Taiwan’s acquisition of over 60 Lockheed Block 70 F-16C/D Vipers fighter jets will delay the risk of a successful invasion by the Peoples’ Republic of China for up to a decade.
Taiwan’s Air Force on August 16 posted a Facebook infographic declaring the United States will sell Taiwan its fourth generation advanced F-16V fighters in “Minguo 108,” or 2019 under Taiwan’s calendar marking the 1912 founding of the Republic of China.
Reports quickly followed that the Trump administration had submitted the fighter sale to Congressional leaders that had already given bipartisan support. The Trump initiative comes after the People’s Republic of China declared the sale would cross a “red line.”
Despite China on a crash program to upgrade its 1,700 fighters fleet with Russian top of the line SU-35 fighters and deploying its world-competitive fifth-generation J-31 and J-20 stealth fighters, the Obama administration refused an $8 billion a request in 2010 to sell Taiwan 66 advanced F-16C/D fighters to replace its 60 antiquated French Mirage 2000 and indigenously 40 F-CK-1 fighter jets. The administration eventually did approve upgrading Taiwan’s aging 144 F-16A/B fighters that were already 18-years old.
“Taiwan has historically enjoyed military advantages in the context of a cross-Strait conflict, such as technological superiority and the inherent geographic advantages of island defense, but China’s multi-decade military modernization effort has eroded or negated many of these advantages.”
The report highlighted that China still claims authority under its 2005 “Anti-Secession Law” to use “non-peaceful means” if “major incidents entailing Taiwan’s secession” occur or the “possibilities for peaceful reunification” are exhausted.
Amphibious invasion across the 110 mile Taiwan Strait has been rated by military experts as extremely challenging. The island’s west coast would be heavily mined and difficult to transverse tidal mud flats abutting a highly defensible urban warfare zone. Taiwan’s east coast is unsuitably mountainous for amphibious landings.
To compensate, the report states Taiwan is modifying defense spending for “greater reliance on Taiwan’s Air Force and Navy” to defend against amphibious assault.
Ochmanek commented that big U.S. airbases on land and aircraft carriers on water are big targets for precision-guided long-range missiles. America’s monopoly on smart weapons is over as Russian and Chinese now build similar arsenals — along with long-range sensors, communications networks, and command systems required to aim them.

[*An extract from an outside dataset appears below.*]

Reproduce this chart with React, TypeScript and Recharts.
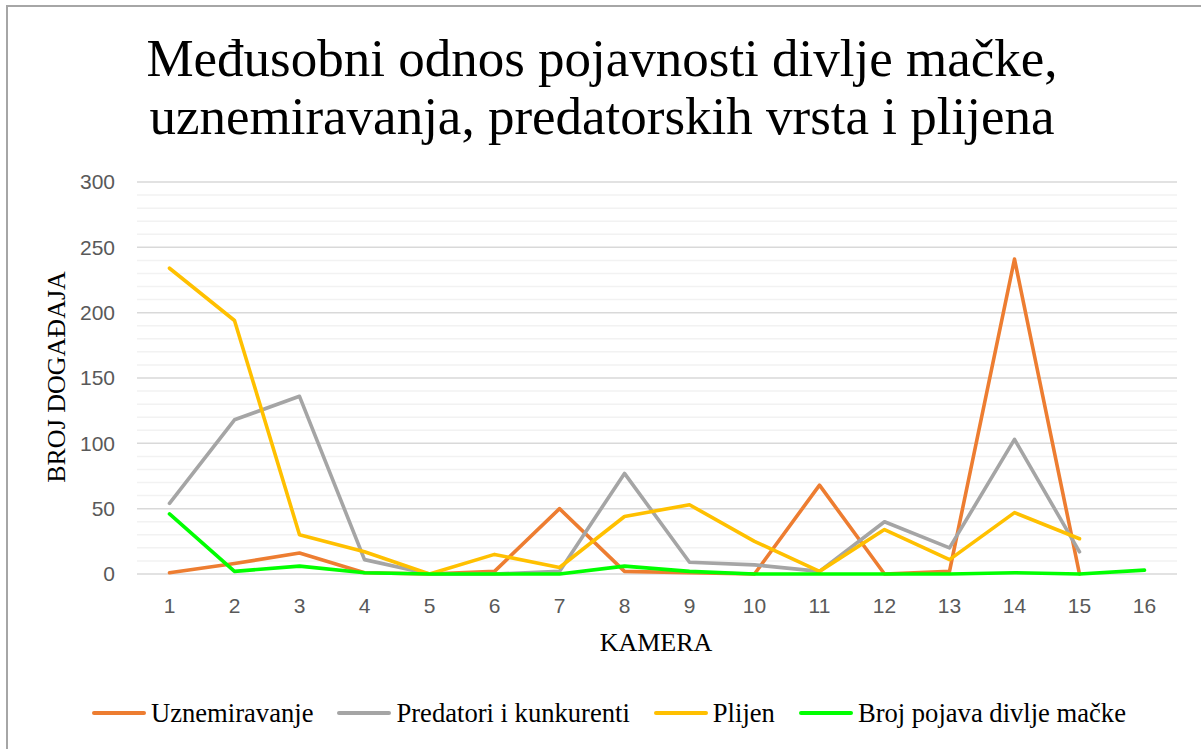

Taiwan’s big 767 Airborne Early Warning and Control (AWAC) planes are at high risk of getting shot down early during a China invasion. The 66 Block 70 F-16 Vipers and 144 upgraded F-16s are a game changer because they feature Northrop Grumman’s AN/APG-83 Scalable Agile Beam Radar. SABR is an active electronically scanned array type that allow each pilot to act as a theater AWAC to spot and track dozens of targets, including hard to accurately track low-flying stealth fighters and drones at longer ranges.
Block 70 F-16Vs also feature conformal fuel tanks that will substantially extend the aircraft’s “persistent air dominance” time during patrol and strike missions, despite the Block 70 carrying a much heavier weapons load including 3 AIM-120 Advanced Medium-Range Air-to-Air Missiles (AMRAAM) on each weapons pylon.
The strategic package of U.S. missiles, tanks and air dominance fighters being sent to Taiwan is a disruptive regional event that substantially increases the amount of time and scale of investment for China to present a highly credible amphibious invasion threat.